We tell our customers that once we commit to a sprint the team will deliver on that commitment. We can do that because we’re able to build strong relationships between our product owners and team, we are not afraid to admit when we fail and figure out how we can be successful, and we work hard to build an understanding of the specific user-focused value of a backlog item during refinement.

Commitment happens at different levels and between different parties during a sprint. The team’s first commitment to the Product Owner is to deliver, within a certain time frame, working code that generates user value. The team can express what they are comfortable committing to, which encourages them to work closely with the Product Owner during refinement to maximize communication and understanding.

The daily scrum meeting represents a point when a team member commits to the team on the work they will accomplish, forming an accountability relationship that can help build overall team success. Team members are accountable to each other and should build each other up while speaking honestly and thoughtfully. When a team member doesn’t meet their daily commitment (it happens!), the team works with each other to learn how to grow in this area.

Just because we hold our commitments as important doesn’t mean we don’t occasionally fail. But when we do, we address it during our retrospectives and collaborate with our Product Owner to determine how to move forward and be successful. This process has worked well for us so far.

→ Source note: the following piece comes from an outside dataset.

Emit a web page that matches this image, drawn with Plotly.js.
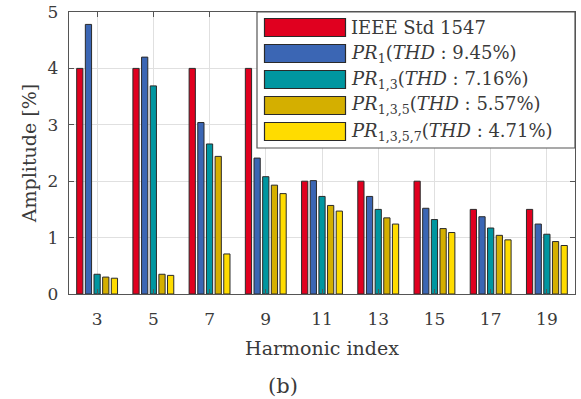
<!DOCTYPE html>
<html>
<head>
<meta charset="utf-8">
<script src="https://cdn.plot.ly/plotly-3.0.1.min.js"></script>
<style>html,body{margin:0;padding:0;background:#fff;}#chart{width:581px;height:399px;}</style>
</head>
<body>
<div id="chart"></div>
<script>
const harmonics = [3, 5, 7, 9, 11, 13, 15, 17, 19];
const ieee      = [4, 4, 4, 4, 2, 2, 2, 1.5, 1.5];
const pr1       = [4.78, 4.2, 3.04, 2.41, 2.01, 1.73, 1.52, 1.37, 1.24];
const pr13      = [0.35, 3.69, 2.66, 2.08, 1.73, 1.50, 1.32, 1.17, 1.06];
const pr135     = [0.30, 0.35, 2.44, 1.93, 1.57, 1.35, 1.16, 1.04, 0.93];
const pr1357    = [0.28, 0.33, 0.71, 1.78, 1.47, 1.24, 1.09, 0.96, 0.86];
const seriesNames = [
  'IEEE Std 1547',
  '<i>PR</i><sub>1</sub>(<i>THD</i> : 9.45%)',
  '<i>PR</i><sub>1,3</sub>(<i>THD</i> : 7.16%)',
  '<i>PR</i><sub>1,3,5</sub>(<i>THD</i> : 5.57%)',
  '<i>PR</i><sub>1,3,5,7</sub>(<i>THD</i> : 4.71%)'
];
const seriesValues = [ieee, pr1, pr13, pr135, pr1357];
const colors = ['#E0001F', '#3B66B4', '#0096A0', '#D4AF00', '#FFDC00'];
const xTickLabels = harmonics.map(String);
const yTicks = [0, 1, 2, 3, 4, 5];

const FONT = 'DejaVu Serif, Liberation Serif, serif';
const TXT = '#3a3a3a';

const traces = seriesValues.map((v, i) => ({
  type: 'bar',
  x: harmonics,
  y: v,
  name: seriesNames[i],
  marker: {color: colors[i], line: {color: '#2a2a2a', width: 1}},
  showlegend: false,
  hoverinfo: 'x+y'
}));

// plot area in pixels
const L = 69, R = 575, T = 12, B = 294;
const W = R - L, H = B - T;
const px = x => (x - L) / W;
const py = y => (B - y) / H;

const shapes = [];
const annotations = [];
// legend box
shapes.push({type: 'rect', xref: 'paper', yref: 'paper', x0: px(257), x1: px(575), y0: py(148), y1: py(12),
  fillcolor: '#ffffff', line: {color: '#555555', width: 1.2}, layer: 'above'});
seriesNames.forEach((n, i) => {
  const cy = 27.5 + i * 26;
  shapes.push({type: 'rect', xref: 'paper', yref: 'paper', x0: px(264.5), x1: px(345.5), y0: py(cy + 9), y1: py(cy - 9),
    fillcolor: colors[i], line: {color: '#2a2a2a', width: 1.2}, layer: 'above'});
  annotations.push({xref: 'paper', yref: 'paper', x: px(349), y: py(cy), xanchor: 'left', yanchor: 'middle',
    text: n, showarrow: false, font: {family: FONT, size: 18, color: TXT}});
});
annotations.push({xref: 'paper', yref: 'paper', x: px(283), y: py(386), xanchor: 'center', yanchor: 'middle',
  text: '(b)', showarrow: false, font: {family: FONT, size: 21, color: TXT}});

const layout = {
  width: 581, height: 399,
  margin: {l: L, r: 581 - R, t: T, b: 399 - B},
  paper_bgcolor: '#ffffff', plot_bgcolor: '#ffffff',
  barmode: 'group', bargap: 0.23, bargroupgap: 0.28,
  font: {family: FONT, color: TXT},
  xaxis: {
    range: [2, 20], tickvals: harmonics, ticktext: xTickLabels,
    showgrid: true, gridcolor: '#e0e0e0', gridwidth: 1,
    ticks: 'inside', ticklen: 5, tickcolor: '#555555', mirror: 'ticks',
    showline: true, linecolor: '#555555', linewidth: 1.3,
    tickfont: {family: FONT, size: 17, color: TXT}, ticklabelstandoff: 9,
    title: {text: 'Harmonic index', font: {family: FONT, size: 19, color: TXT}, standoff: 14},
    zeroline: false, fixedrange: true
  },
  yaxis: {
    range: [0, 5], tickvals: yTicks,
    showgrid: true, gridcolor: '#e0e0e0', gridwidth: 1,
    ticks: 'inside', ticklen: 5, tickcolor: '#555555', mirror: 'ticks',
    showline: true, linecolor: '#555555', linewidth: 1.3,
    tickfont: {family: FONT, size: 17, color: TXT}, ticklabelstandoff: 6,
    title: {text: 'Amplitude [%]', font: {family: FONT, size: 19, color: TXT}, standoff: 5},
    zeroline: false, fixedrange: true
  },
  shapes: shapes,
  annotations: annotations,
  showlegend: false
};

Plotly.newPlot('chart', traces, layout, {displayModeBar: false, staticPlot: true});
</script>
</body>
</html>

But what are some common causes of failing a sprint? Here are some questions to ask so that you can minimize the risk of a sprint failure:

Are your acceptance criteria too specific?

Acceptance criteria should be value-focused and allow room for negotiation, but not so vague that the team isn’t sure what to do. The team should focus on delivering value, and the Product Owner should focus on communicating what users consider valuable. Failure to do this could force the team to contract negotiation, focusing on checking items off a to-do list instead of working with the Product Owner to maximize customer value.

Are you acceptance criteria too vague?

Freedom to negotiate doesn’t mean you shouldn’t work to understand what your Product Owner wants and what defines success in their mind. If you are consistently ending a sprint and not meeting your commitment, your team may not be spending enough time in refinement to gain a mutual understanding of how to create value for your user.

Are you focused on “gold plating” and not user satisfaction?

Every line of code ever written will be deleted one day. It’s easy for talented developers to focus on writing the best code possible, but this sometimes causes us to lose sight of delivering value to our customer. The trick is finding the perfect balance between maintainable, low tech-debt code and pristine, “perfect” code. Just because this can be a difficult balance to find doesn’t mean we shouldn’t look for it, because it drives ability to meet commitments. If you’re failing sprints because you can’t finish the development, or the development is too hard because of fragile code, your developers should work to resolve this problem.

Is your team afraid of failure?

It’s hard to know how to improve if you don’t acknowledge areas of weakness. I firmly believe development is one of the most difficult things we try to do as humans. It’s basically people that speak Latin working with people that speak Klingon trying to write something in Spanish. It is unbelievably difficult, and we are going to get it wrong. That’s OK! We will fail, but failure is not the end of the process. And when we do fail, we should take a sober look at what we got wrong, learn from it, change what we’re doing and move forward.

Whether you believe a team commits or forecasts work to be done during a sprint, the same things must happen to be successful:

  • The team commits to deliver value to the customer;
  • The customer and team commit to collaborate and work together to make sure this happens;
  • The customer and team commit to learn from failure and get better over time.

If these things are in place, you will have a successful team. If not, you will struggle with Scrum regardless of how you view the team forecast.